*Work to be completed:*
Select and reproduce each line of the listing below that bears the string "this".

*Supplied data:*

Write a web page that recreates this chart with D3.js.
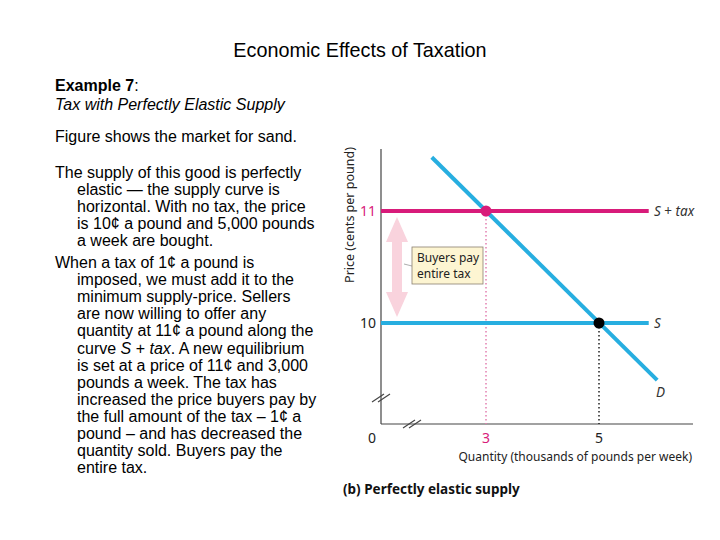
<!DOCTYPE html>
<html>
<head>
<meta charset="utf-8">
<script src="https://cdn.jsdelivr.net/npm/d3@7"></script>
<style>
  body { margin: 0; background: #fff; }
  svg { display: block; }
</style>
</head>
<body>
<script>
// chart values
const supplyPrice = 10;          // cents per pound, no tax
const taxAmount = 1;             // cents per pound
const supplyQRange = [1.14, 5.88];
const demandPoints = [[2.04, 11.48], [6.03, 9.49]];  // [quantity, price]
const equilibria = [
  { q: 3, p: 11, color: "#d81b7a" },   // with tax
  { q: 5, p: 10, color: "#000" }       // no tax
];
const xTicks = [3, 5];
const yTicks = [10, 11];
const tickColors = { 3: "#d81b7a", 5: "#222", 10: "#222", 11: "#d81b7a" };

const textParas = [
  ["The supply of this good is perfectly",
   "elastic \u2014 the supply curve is",
   "horizontal. With no tax, the price",
   "is 10\u00a2 a pound and 5,000 pounds",
   "a week are bought."],
  ["When a tax of 1\u00a2 a pound is",
   "imposed, we must add it to the",
   "minimum supply-price. Sellers",
   "are now willing to offer any",
   "quantity at 11\u00a2 a pound along the",
   "curve <i>S</i> + <i>tax</i>. A new equilibrium",
   "is set at a price of 11\u00a2 and 3,000",
   "pounds a week. The tax has",
   "increased the price buyers pay by",
   "the full amount of the tax \u2013 1\u00a2 a",
   "pound \u2013 and has decreased the",
   "quantity sold.  Buyers pay the",
   "entire tax."]
];

const W = 720, H = 540;
const blue = "#27aee0", pink = "#d81b7a";
const svg = d3.select("body").append("svg").attr("width", W).attr("height", H);

// title
svg.append("text")
  .attr("x", 360).attr("y", 57)
  .attr("text-anchor", "middle")
  .style("font-family", "Liberation Sans, Arial, sans-serif")
  .style("font-size", "19.8px")
  .text("Economic Effects of Taxation");

// left text block
const txt = svg.append("g")
  .style("font-family", "Liberation Sans, Arial, sans-serif")
  .style("font-size", "16px")
  .attr("fill", "#000");

const ex = txt.append("text").attr("x", 55).attr("y", 91);
ex.append("tspan").style("font-weight", "bold").text("Example 7");
ex.append("tspan").text(":");
txt.append("text").attr("x", 55).attr("y", 110)
  .style("font-style", "italic").text("Tax with Perfectly Elastic Supply");
txt.append("text").attr("x", 55).attr("y", 142).text("Figure shows the market for sand.");

const paraStart = [178, 268];
textParas.forEach((lines, pi) => {
  lines.forEach((line, i) => {
    const t = txt.append("text")
      .attr("x", i === 0 ? 55 : 77)
      .attr("y", paraStart[pi] + i * 17.1);
    // simple italic handling
    line.split(/(<i>.*?<\/i>)/).forEach(part => {
      if (!part) return;
      if (part.startsWith("<i>")) t.append("tspan").style("font-style", "italic").text(part.slice(3, -4));
      else t.append("tspan").text(part);
    });
  });
});

// chart scales
const x = d3.scaleLinear().domain([3, 5]).range([486, 599]);
const y = d3.scaleLinear().domain([10, 11]).range([323, 211]);
const x0 = 381, y0 = 424;
const chartFont = "Noto Sans, DejaVu Sans, sans-serif";

const g = svg.append("g").style("font-family", chartFont);

// axes lines
g.append("line").attr("x1", x0).attr("x2", x0).attr("y1", 149).attr("y2", y0)
  .attr("stroke", "#444").attr("stroke-width", 1.2);
g.append("line").attr("x1", x0).attr("x2", 693).attr("y1", y0).attr("y2", y0)
  .attr("stroke", "#444").attr("stroke-width", 1.2);

// break marks
[[x0, 398], [412, y0]].forEach(([bx, by]) => {
  [-3, 3].forEach(o => {
    g.append("line")
      .attr("x1", bx - 6 + o).attr("y1", by + 4)
      .attr("x2", bx + 6 + o).attr("y2", by - 4)
      .attr("stroke", "#444").attr("stroke-width", 1.1);
  });
});

// tick labels
g.selectAll(".xt").data(xTicks).join("text")
  .attr("x", d => x(d)).attr("y", 443)
  .attr("text-anchor", "middle")
  .attr("fill", d => tickColors[d])
  .style("font-size", "14px")
  .text(d => d);
g.append("text").attr("x", 372).attr("y", 443).attr("text-anchor", "middle")
  .attr("fill", "#222").style("font-size", "14px").text("0");
g.selectAll(".yt").data(yTicks).join("text")
  .attr("x", 376).attr("y", d => y(d) + 5)
  .attr("text-anchor", "end")
  .attr("fill", d => tickColors[d])
  .style("font-size", "14px")
  .text(d => d);

// axis titles
g.append("text")
  .attr("transform", `translate(354,215) rotate(-90)`)
  .attr("text-anchor", "middle")
  .attr("fill", "#222")
  .style("font-size", "12.5px")
  .text("Price (cents per pound)");
g.append("text")
  .attr("x", 692).attr("y", 461)
  .attr("text-anchor", "end")
  .attr("fill", "#222")
  .style("font-size", "12px")
  .text("Quantity (thousands of pounds per week)");
g.append("text")
  .attr("x", 343).attr("y", 494)
  .attr("fill", "#111")
  .style("font-size", "13.5px")
  .style("font-weight", "bold")
  .text("(b) Perfectly elastic supply");

// dotted guides
equilibria.forEach(e => {
  g.append("line")
    .attr("x1", x(e.q)).attr("x2", x(e.q))
    .attr("y1", y(e.p)).attr("y2", y0)
    .attr("stroke", e.color === "#000" ? "#222" : "#e27fb0")
    .attr("stroke-width", 1.5)
    .attr("stroke-dasharray", "1.5,2.5");
});

// double arrow (buyers pay entire tax)
const ax = 397, aTop = y(supplyPrice + taxAmount) + 6, aBot = y(supplyPrice) - 6;
const hw = 11, sw = 5, hh = 25;
g.append("path")
  .attr("d", `M${ax},${aTop} L${ax + hw},${aTop + hh} L${ax + sw},${aTop + hh} L${ax + sw},${aBot - hh}
    L${ax + hw},${aBot - hh} L${ax},${aBot} L${ax - hw},${aBot - hh} L${ax - sw},${aBot - hh}
    L${ax - sw},${aTop + hh} L${ax - hw},${aTop + hh} Z`)
  .attr("fill", "#f9d3dd");

// supply lines
g.append("line")
  .attr("x1", x0).attr("x2", x(supplyQRange[1]))
  .attr("y1", y(supplyPrice)).attr("y2", y(supplyPrice))
  .attr("stroke", blue).attr("stroke-width", 4);
g.append("line")
  .attr("x1", x0).attr("x2", x(supplyQRange[1]))
  .attr("y1", y(supplyPrice + taxAmount)).attr("y2", y(supplyPrice + taxAmount))
  .attr("stroke", pink).attr("stroke-width", 4);

// demand
g.append("path")
  .attr("d", d3.line().x(d => x(d[0])).y(d => y(d[1]))(demandPoints))
  .attr("stroke", blue).attr("stroke-width", 4).attr("fill", "none");

// equilibrium points
g.selectAll(".eq").data(equilibria).join("circle")
  .attr("cx", d => x(d.q)).attr("cy", d => y(d.p))
  .attr("r", 5.5).attr("fill", d => d.color);

// curve labels
const lab = g.append("g").attr("fill", "#333").style("font-size", "13.5px");
const sTax = lab.append("text").attr("x", 654).attr("y", y(supplyPrice + taxAmount) + 5);
sTax.append("tspan").style("font-style", "italic").text("S");
sTax.append("tspan").text(" + ");
sTax.append("tspan").style("font-style", "italic").text("tax");
lab.append("text").attr("x", 654).attr("y", y(supplyPrice) + 5).style("font-style", "italic").text("S");
lab.append("text").attr("x", 656).attr("y", 397).style("font-style", "italic").text("D");

// annotation box
g.append("line").attr("x1", 404).attr("x2", 412).attr("y1", 264).attr("y2", 266)
  .attr("stroke", "#999").attr("stroke-width", 0.8);
g.append("rect")
  .attr("x", 412).attr("y", 247).attr("width", 71).attr("height", 37)
  .attr("fill", "#fdf5d2").attr("stroke", "#8a7f70").attr("stroke-width", 0.8);
g.append("text").attr("x", 417).attr("y", 262).attr("fill", "#222").style("font-size", "12px").text("Buyers pay");
g.append("text").attr("x", 417).attr("y", 278).attr("fill", "#222").style("font-size", "12px").text("entire tax");
</script>
</body>
</html>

*Output:*
Write a web page that recreates this chart with D3.js.
  ["The supply of this good is perfectly",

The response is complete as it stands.